The Mushrump

Tuesday, February 08, 2005

I submit for your perusal, exhibits #1 & #2

Exhibit #1




The above exhibit is a brochure mock-up I designed for ICE's Winter Book Sale. Please note the tagline 'Buy what you're missing during'

Granted, grammar is off because I removed some key elements, but please ignore that.

The instant reaction of my supervisor's supervisor (Carol) was 'how clever'. (that's good news) The instant reaction of CEO-lady was also favorable.

I was happy as a fuzzy warm kitten nestled in a blanket in the sun on a cool spring day. Super ecstatic happy... I never receive this kind of fanfare for my work. I was on cloud 9.

So, I push the mock-up into first draft and CEO-lady starts freaking out. 'Aren't you going to put a book there? I thought you were going to put a book there. There's no book there.'

WHAT THE HELL??? She actually thought I'd spend the better half of a work day editing the photograph so it looked like there was a book missing with a little dotted outline just to put a book in there later on???

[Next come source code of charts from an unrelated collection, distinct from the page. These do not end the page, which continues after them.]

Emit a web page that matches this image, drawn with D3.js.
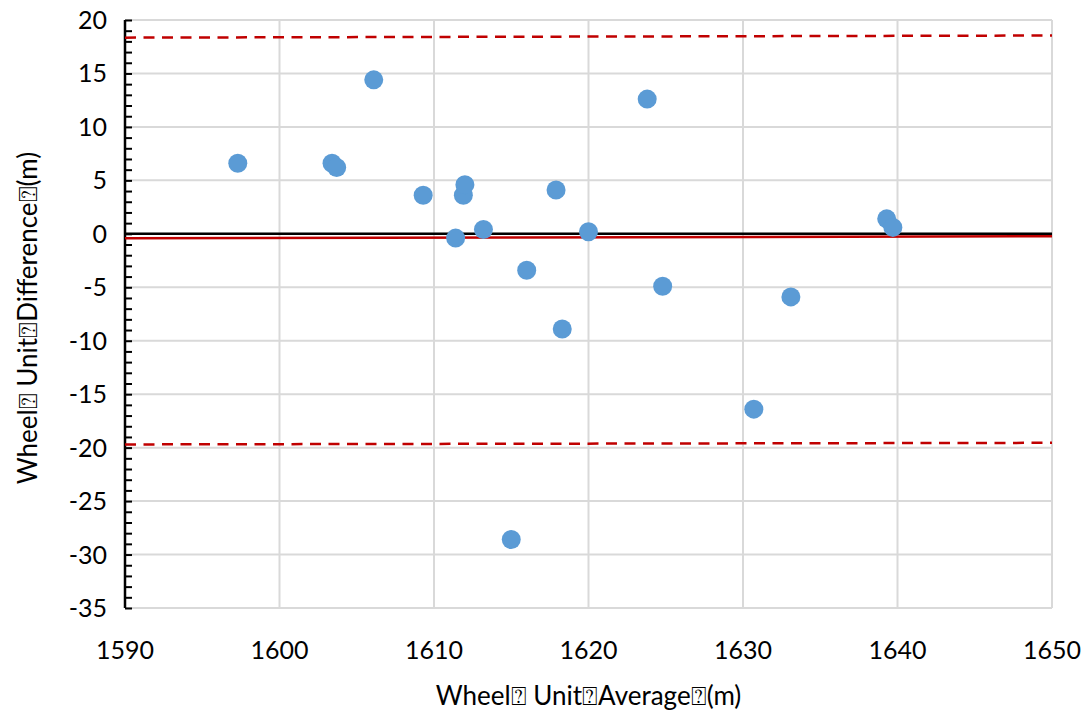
<!DOCTYPE html>
<html>
<head>
<meta charset="utf-8">
<script src="https://cdn.jsdelivr.net/npm/d3@7"></script>
<style>
  body { margin: 0; background: #fff; }
  svg text { font-family: Lato, "Open Sans", sans-serif; fill: #000; }
</style>
</head>
<body>
<div id="chart"></div>
<script>
// Bland-Altman style scatter: average vs difference
const avgValues = [1597.3, 1603.4, 1603.7, 1606.1, 1609.3, 1611.4, 1611.9, 1612.0, 1613.2, 1615.0,
                   1616.0, 1617.9, 1618.3, 1620.0, 1623.8, 1624.8, 1630.7, 1633.1, 1639.3, 1639.7];
const diffValues = [6.6, 6.6, 6.2, 14.4, 3.6, -0.4, 3.6, 4.6, 0.4, -28.6,
                    -3.4, 4.1, -8.9, 0.2, 12.6, -4.9, -16.4, -5.9, 1.4, 0.6];

// reference lines, drawn end to end across the plot
const lineX = [1590, 1650];
const meanLine = [-0.42, -0.23];
const upperLimit = [18.35, 18.55];
const lowerLimit = [-19.7, -19.55];

const xTicks = [1590, 1600, 1610, 1620, 1630, 1640, 1650];
const yTicks = [20, 15, 10, 5, 0, -5, -10, -15, -20, -25, -30, -35];

const xTitle = "Wheel\u2370 Unit\u2370Average\u2370(m)";
const yTitle = "Wheel\u2370 Unit\u2370Difference\u2370(m)";

const width = 1092, height = 717;
const margin = {top: 20, right: 40, bottom: 109, left: 125};

const svg = d3.select("#chart").append("svg")
    .attr("width", width)
    .attr("height", height);

const x = d3.scaleLinear().domain([1590, 1650]).range([margin.left, width - margin.right]);
const y = d3.scaleLinear().domain([-35, 20]).range([height - margin.bottom, margin.top]);

// gridlines
svg.append("g")
    .selectAll("line")
    .data(xTicks)
    .join("line")
    .attr("x1", d => x(d)).attr("x2", d => x(d))
    .attr("y1", y(20)).attr("y2", y(-35))
    .attr("stroke", "#d9d9d9").attr("stroke-width", 2);

svg.append("g")
    .selectAll("line")
    .data(yTicks)
    .join("line")
    .attr("x1", x(1590)).attr("x2", x(1650))
    .attr("y1", d => y(d)).attr("y2", d => y(d))
    .attr("stroke", "#d9d9d9").attr("stroke-width", 2);

// horizontal axis line at zero
svg.append("line")
    .attr("x1", x(1590)).attr("x2", x(1650))
    .attr("y1", y(0)).attr("y2", y(0))
    .attr("stroke", "#000").attr("stroke-width", 2.5);

// x tick labels (sit below the plot)
svg.append("g")
    .selectAll("text")
    .data(xTicks)
    .join("text")
    .attr("x", d => x(d))
    .attr("y", y(-35) + 51)
    .attr("text-anchor", "middle")
    .attr("font-size", "25px")
    .text(d => d);

// y axis with minor ticks every 1 unit
const yAxis = d3.axisRight(y)
    .tickValues(d3.range(-35, 21, 1))
    .tickSize(7)
    .tickFormat("");
const yg = svg.append("g")
    .attr("transform", `translate(${x(1590)},0)`)
    .call(yAxis);
yg.select(".domain").attr("stroke", "#000").attr("stroke-width", 2.5).attr("d", `M0,${y(20)}V${y(-35)}`);
yg.selectAll(".tick line").attr("stroke", "#000").attr("stroke-width", 2);

svg.append("g")
    .selectAll("text")
    .data(yTicks)
    .join("text")
    .attr("x", x(1590) - 18)
    .attr("y", d => y(d) + 9)
    .attr("text-anchor", "end")
    .attr("font-size", "25px")
    .text(d => d);

// reference lines
const line = d3.line().x(d => x(d[0])).y(d => y(d[1]));

svg.append("path")
    .datum(lineX.map((v, i) => [v, upperLimit[i]]))
    .attr("d", line)
    .attr("fill", "none").attr("stroke", "#c00000")
    .attr("stroke-width", 2.5).attr("stroke-dasharray", "11,7.5");

svg.append("path")
    .datum(lineX.map((v, i) => [v, lowerLimit[i]]))
    .attr("d", line)
    .attr("fill", "none").attr("stroke", "#c00000")
    .attr("stroke-width", 2.5).attr("stroke-dasharray", "11,7.5");

svg.append("path")
    .datum(lineX.map((v, i) => [v, meanLine[i]]))
    .attr("d", line)
    .attr("fill", "none").attr("stroke", "#c00000")
    .attr("stroke-width", 2.5);

// points
svg.append("g")
    .selectAll("circle")
    .data(avgValues.map((v, i) => ({x: v, y: diffValues[i]})))
    .join("circle")
    .attr("cx", d => x(d.x))
    .attr("cy", d => y(d.y))
    .attr("r", 9.5)
    .attr("fill", "#5b9bd5");

// axis titles
svg.append("text")
    .attr("x", (x(1590) + x(1650)) / 2)
    .attr("y", 705)
    .attr("text-anchor", "middle")
    .attr("font-size", "26px")
    .text(xTitle);

svg.append("text")
    .attr("transform", "rotate(-90)")
    .attr("x", -318)
    .attr("y", 37)
    .attr("text-anchor", "middle")
    .attr("font-size", "26px")
    .text(yTitle);
</script>
</body>
</html>
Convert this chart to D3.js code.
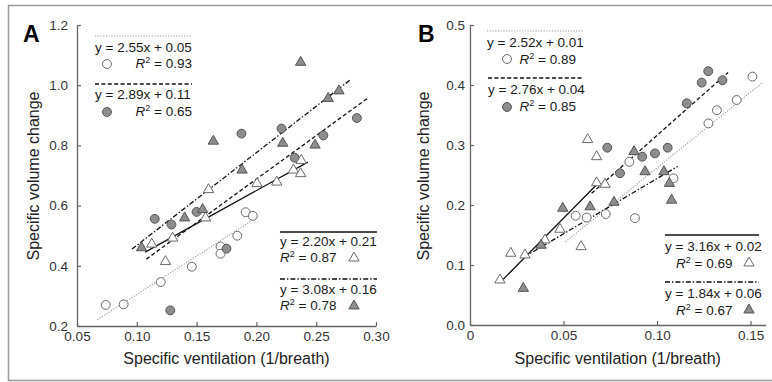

And the WORST part is, SHE GOT THE MESSAGE BUT DIDN'T UNDERSTAND THAT SHE GOT THE MESSAGE!!!!!!!!!!!!!!!!!!!!!!!!!!!!!! *faints*

She knew there was a book missing, saw that the message read 'buy what' you're missing', and knew a book should go there. So, her mind, making that last feeble connection, wanted a book in that hole. However, she didn't understand that she 'got the message' and wanted me to put a book in the hole because the message said to find her missing purchase.

After much explaining, Step-on-me returns with a compromise.

And thus I submit to you exhibit #2.

Exhibit #2







She had me get rid of the dotted lines (because, of course, they don't make any sense) and add the words 'Your Next Title'.

Hello Captain Obvious, glad you could join us today in our mission to make the world think less!

The worst part is, it just makes ME look stupid in the long-run. I have to use these bastardized pieces of art in my portfolio and then explain to my potential employers why I'm not an idiot.